Nature being nature, sometimes conditions can change at short notice. It’s a good idea to check this page ahead of your visit for any updates.

  • Notices Affecting Multiple Parks

    Extended seasonal road closures 2019

    Some roads in this park are subject to extended seasonal road closures. Seasonal road closures generally operate after the long weekend in June through to the end of October, but may be extended due to seasonal conditions. View the list of 2019 seasonal road closures for details and check the corresponding map numbers with the seasonal road closure 2019 index map for locations of the extended closures and visit the seasonal road closures page for more information.

    Brocks Road closure for works

    Brocks Road will be closed between Howqua Track and 8 Mile Gap from 7:00 am to 3:00 pm on Wednesday 4 December and Wednesday 11 December for works.

  • Notices Affecting Multiple Sites

    Kelly Lane reopening following seasonal closure

    Kelly Lane will reopen effective Thursday 21st November following an assessment of track condition. The bridge accessing the track from Thomastown (across Shaw Creek) is temporarily closed in the interest of public safety. Access to all Kelly Lane visitor sites can still be obtained from the Howitt Road entrance, or via Scrubby Hill track (4WD only). Thomastown Camping Area remains open.

  • Alpine National Park

    Dargo High Plains Road closure

    The Dargo High Plains Road (managed by the Alpine Shire Council) will remain closed until the end of November from the closure gate, approximately 1km south of Lanky Plain. For further information please call the Alpine Shire on 03 5755 0555, or refer to their website.

    Nobs Track closure

    Nobs Track, between Brocks Road and the Son of a Bitch Track and Nobs Track intersection, will be closed from 18 November to 2 December due to road works.

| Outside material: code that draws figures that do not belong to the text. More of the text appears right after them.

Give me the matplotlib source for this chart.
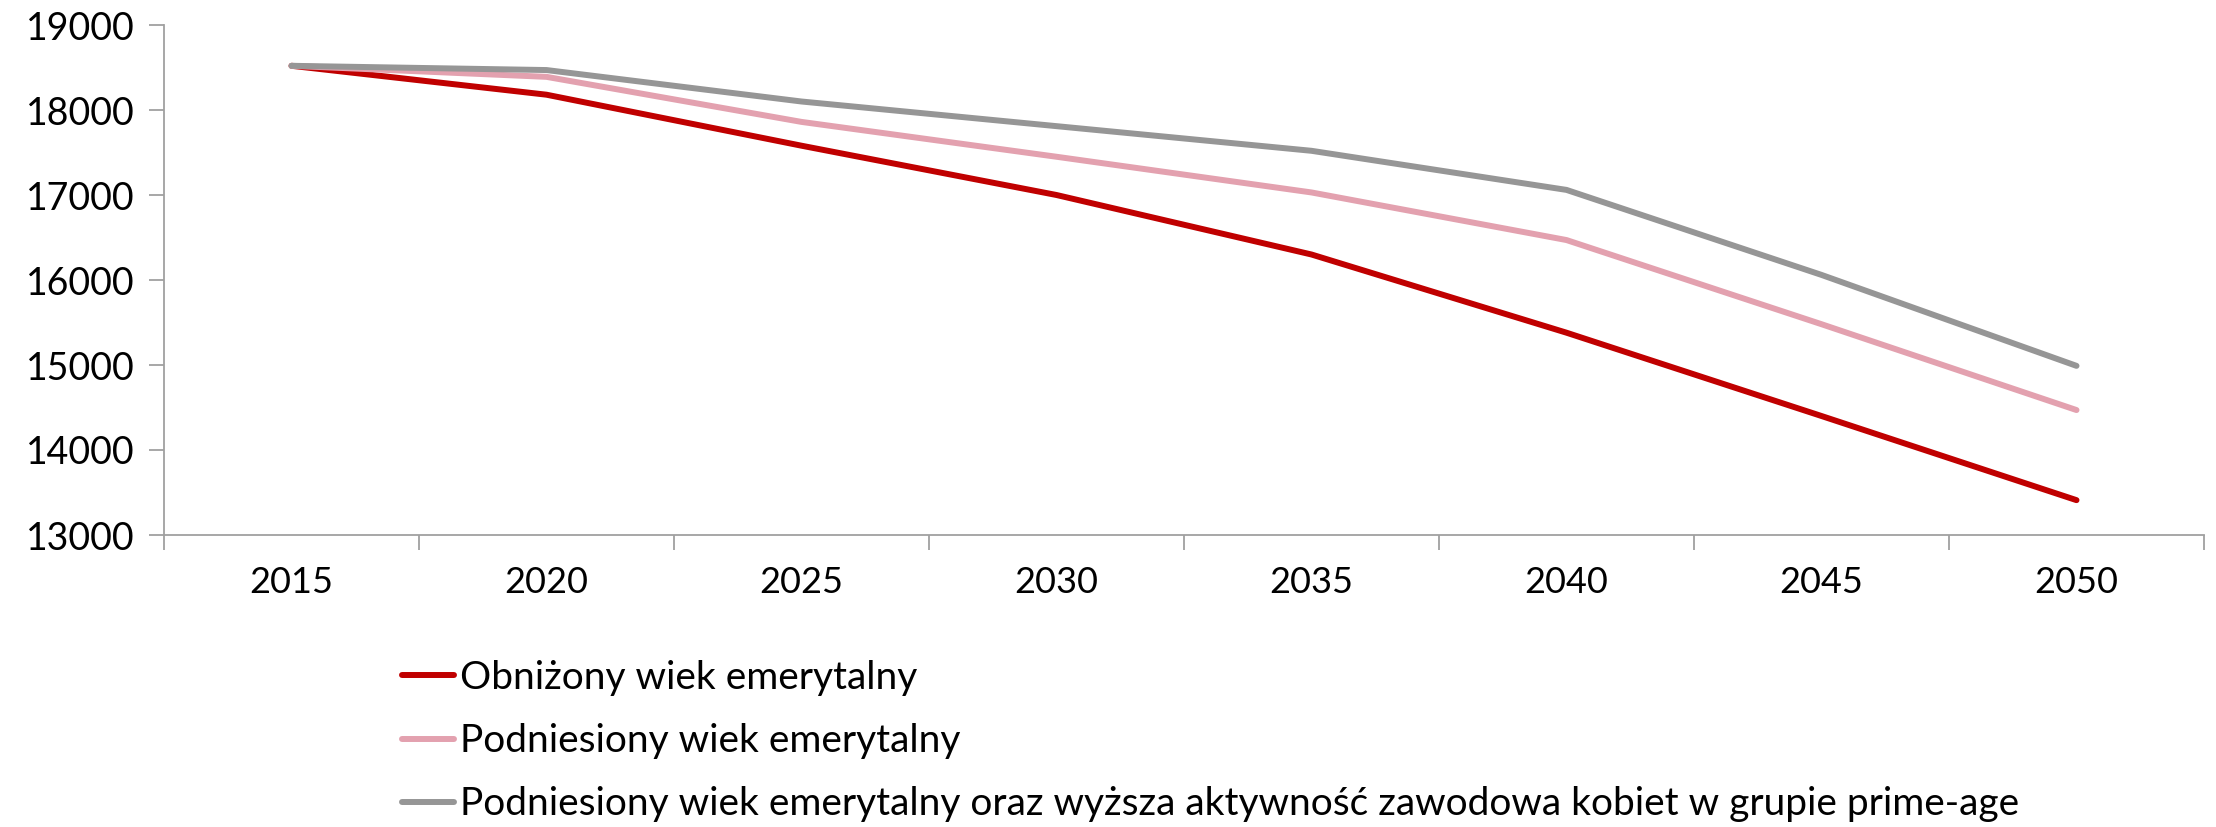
import matplotlib
matplotlib.use("Agg")
import matplotlib.pyplot as plt
from matplotlib.ticker import FixedLocator, NullFormatter

plt.rcParams['font.family'] = ['Lato', 'DejaVu Sans']

years = ["2015", "2020", "2025", "2030", "2035", "2040", "2045", "2050"]
obnizony = [18520, 18180, 17580, 17000, 16300, 15380, 14400, 13410]
podniesiony = [18520, 18390, 17860, 17450, 17030, 16470, 15480, 14470]
podniesiony_kobiety = [18520, 18470, 18100, 17810, 17520, 17060, 16060, 14990]

labels = ["Obniżony wiek emerytalny",
          "Podniesiony wiek emerytalny",
          "Podniesiony wiek emerytalny oraz wyższa aktywność zawodowa kobiet w grupie prime-age"]
colors = ["#C00000", "#E3A1AF", "#969696"]

fig = plt.figure(figsize=(22.16, 8.27), dpi=100)
ax = fig.add_axes([164 / 2216, 1 - 535 / 827, (2204 - 164) / 2216, (535 - 25) / 827])

x = range(len(years))
for vals, c, lab in zip([obnizony, podniesiony, podniesiony_kobiety], colors, labels):
    ax.plot(x, vals, color=c, lw=4.3, solid_capstyle="round", solid_joinstyle="round", label=lab)

ax.set_xlim(-0.5, len(years) - 0.5)
ax.set_ylim(13000, 19000)
ax.set_yticks(range(13000, 19001, 1000))
ax.set_xticks(list(x))
ax.set_xticklabels(years)
ax.xaxis.set_minor_locator(FixedLocator([i - 0.5 for i in range(len(years) + 1)]))
ax.xaxis.set_minor_formatter(NullFormatter())

for s in ["top", "right"]:
    ax.spines[s].set_visible(False)
for s in ["left", "bottom"]:
    ax.spines[s].set_color("#A0A0A0")
    ax.spines[s].set_linewidth(1.3)

ax.tick_params(axis="x", which="major", length=0, pad=22, labelsize=26, colors="#000000")
ax.tick_params(axis="x", which="minor", length=11, width=1.3, color="#A0A0A0")
ax.tick_params(axis="y", length=11, width=1.3, color="#A0A0A0", labelsize=27, pad=10)

fig.legend(loc="upper left", bbox_to_anchor=(402 / 2216, 1 - 660 / 827), frameon=False,
           fontsize=28, handlelength=1.34, handletextpad=0.15, labelspacing=0.7,
           borderaxespad=0, borderpad=0)

fig.savefig("out.png", dpi=100)
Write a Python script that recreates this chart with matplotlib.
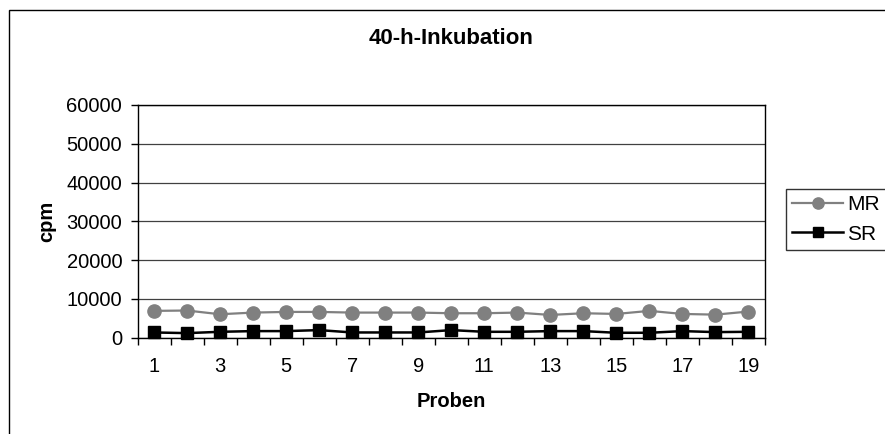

    Poor condition of Armstrong Track, Deddick Valley

    Armstrong Track is in very poor condition with several very steep, loose and severely rutted sections. The track condition deteriorates progressively the further south you travel, with the worst section of the track being the final descent towards the Deddick River near Bull Flat. The track is rated as double black diamond (very difficult in dry conditions) and should only be attempted by groups of experienced drivers in well-equipped vehicles with recovery equipment and should not be attempted in wet conditions. The track should only be driven in a southerly direction from Mt Taylor to Bull Flat and drivers should not proceed past any point where they would not be able to drive in the opposite direction.